[EXERCISE DIRECTIONS]: Take each line containing the word "this" and copy it.

[RECORDS SUPPLIED]:
— start —

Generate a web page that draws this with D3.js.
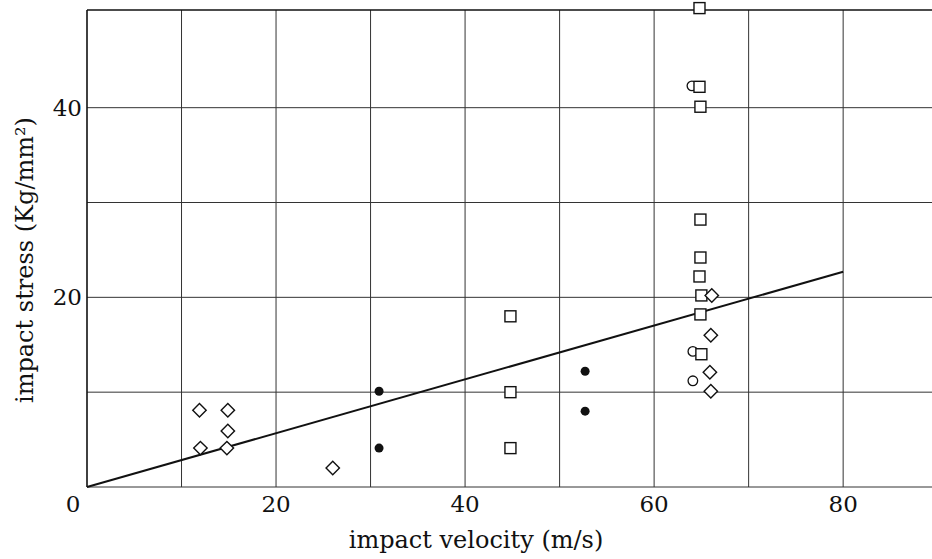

— end —
— start —

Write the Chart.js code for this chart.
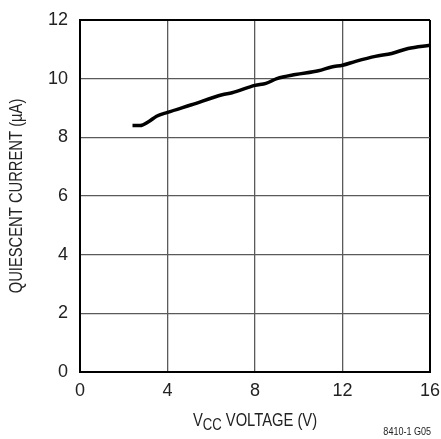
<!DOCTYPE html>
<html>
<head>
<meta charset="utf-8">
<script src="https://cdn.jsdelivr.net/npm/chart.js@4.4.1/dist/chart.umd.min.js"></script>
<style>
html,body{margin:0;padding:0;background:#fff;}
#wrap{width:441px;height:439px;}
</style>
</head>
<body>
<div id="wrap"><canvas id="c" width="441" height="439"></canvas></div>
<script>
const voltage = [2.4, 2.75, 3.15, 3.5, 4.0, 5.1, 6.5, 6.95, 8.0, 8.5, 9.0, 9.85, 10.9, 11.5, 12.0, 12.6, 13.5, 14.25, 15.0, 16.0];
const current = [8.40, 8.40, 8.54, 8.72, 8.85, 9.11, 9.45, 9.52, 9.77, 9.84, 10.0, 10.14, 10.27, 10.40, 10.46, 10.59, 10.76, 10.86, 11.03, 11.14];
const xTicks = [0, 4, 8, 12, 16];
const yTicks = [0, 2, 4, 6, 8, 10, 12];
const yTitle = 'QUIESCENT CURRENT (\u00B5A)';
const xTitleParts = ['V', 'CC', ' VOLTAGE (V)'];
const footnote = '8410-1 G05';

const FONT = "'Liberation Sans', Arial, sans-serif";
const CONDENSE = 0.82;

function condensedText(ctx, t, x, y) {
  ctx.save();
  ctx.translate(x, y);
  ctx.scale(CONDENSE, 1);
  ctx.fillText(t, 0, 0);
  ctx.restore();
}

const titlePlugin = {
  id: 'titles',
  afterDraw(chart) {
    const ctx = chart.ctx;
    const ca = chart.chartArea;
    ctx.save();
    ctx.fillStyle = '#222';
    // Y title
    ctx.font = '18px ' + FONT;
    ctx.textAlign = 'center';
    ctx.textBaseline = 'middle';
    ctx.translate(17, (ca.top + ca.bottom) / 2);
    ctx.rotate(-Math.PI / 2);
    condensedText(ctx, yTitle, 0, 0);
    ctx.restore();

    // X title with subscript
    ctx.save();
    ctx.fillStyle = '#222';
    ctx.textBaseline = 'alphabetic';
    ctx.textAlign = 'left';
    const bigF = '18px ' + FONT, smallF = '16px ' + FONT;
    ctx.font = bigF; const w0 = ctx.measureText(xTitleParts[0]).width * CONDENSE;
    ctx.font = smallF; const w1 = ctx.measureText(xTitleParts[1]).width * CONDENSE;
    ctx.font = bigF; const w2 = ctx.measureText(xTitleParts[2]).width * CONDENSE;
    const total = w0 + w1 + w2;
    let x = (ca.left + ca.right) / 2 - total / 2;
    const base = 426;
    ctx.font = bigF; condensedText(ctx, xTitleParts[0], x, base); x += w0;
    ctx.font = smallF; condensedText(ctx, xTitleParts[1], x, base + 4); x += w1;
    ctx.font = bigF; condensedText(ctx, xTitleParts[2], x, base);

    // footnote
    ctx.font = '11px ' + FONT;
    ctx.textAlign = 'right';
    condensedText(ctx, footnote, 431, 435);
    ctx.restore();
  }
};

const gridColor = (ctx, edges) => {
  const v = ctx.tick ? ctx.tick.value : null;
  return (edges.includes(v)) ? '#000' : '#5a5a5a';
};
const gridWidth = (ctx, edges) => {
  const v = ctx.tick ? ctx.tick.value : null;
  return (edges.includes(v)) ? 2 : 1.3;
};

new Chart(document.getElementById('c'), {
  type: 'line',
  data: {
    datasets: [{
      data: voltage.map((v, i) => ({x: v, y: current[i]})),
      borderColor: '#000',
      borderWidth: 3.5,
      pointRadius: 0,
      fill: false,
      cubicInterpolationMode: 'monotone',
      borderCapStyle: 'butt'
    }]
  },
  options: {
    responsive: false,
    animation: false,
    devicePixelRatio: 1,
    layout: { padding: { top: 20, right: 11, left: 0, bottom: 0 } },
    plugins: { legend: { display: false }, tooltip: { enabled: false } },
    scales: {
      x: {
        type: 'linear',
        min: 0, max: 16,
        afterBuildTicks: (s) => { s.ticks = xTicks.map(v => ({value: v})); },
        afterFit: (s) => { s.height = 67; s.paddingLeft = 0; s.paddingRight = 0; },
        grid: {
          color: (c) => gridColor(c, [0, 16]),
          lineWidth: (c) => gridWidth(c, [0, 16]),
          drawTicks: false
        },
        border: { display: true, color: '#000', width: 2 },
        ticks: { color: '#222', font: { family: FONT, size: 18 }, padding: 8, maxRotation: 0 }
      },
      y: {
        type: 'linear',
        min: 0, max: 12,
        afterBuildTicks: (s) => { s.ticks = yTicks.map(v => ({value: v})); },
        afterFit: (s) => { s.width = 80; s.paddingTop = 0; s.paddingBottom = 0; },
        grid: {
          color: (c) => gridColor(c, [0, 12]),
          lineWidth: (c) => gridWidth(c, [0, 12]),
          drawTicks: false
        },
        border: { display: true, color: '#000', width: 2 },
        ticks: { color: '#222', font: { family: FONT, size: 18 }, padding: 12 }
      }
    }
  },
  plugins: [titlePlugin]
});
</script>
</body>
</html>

— end —

[COMPLETE RESPONSE]:
Generate a web page that draws this with D3.js.
Write the Chart.js code for this chart.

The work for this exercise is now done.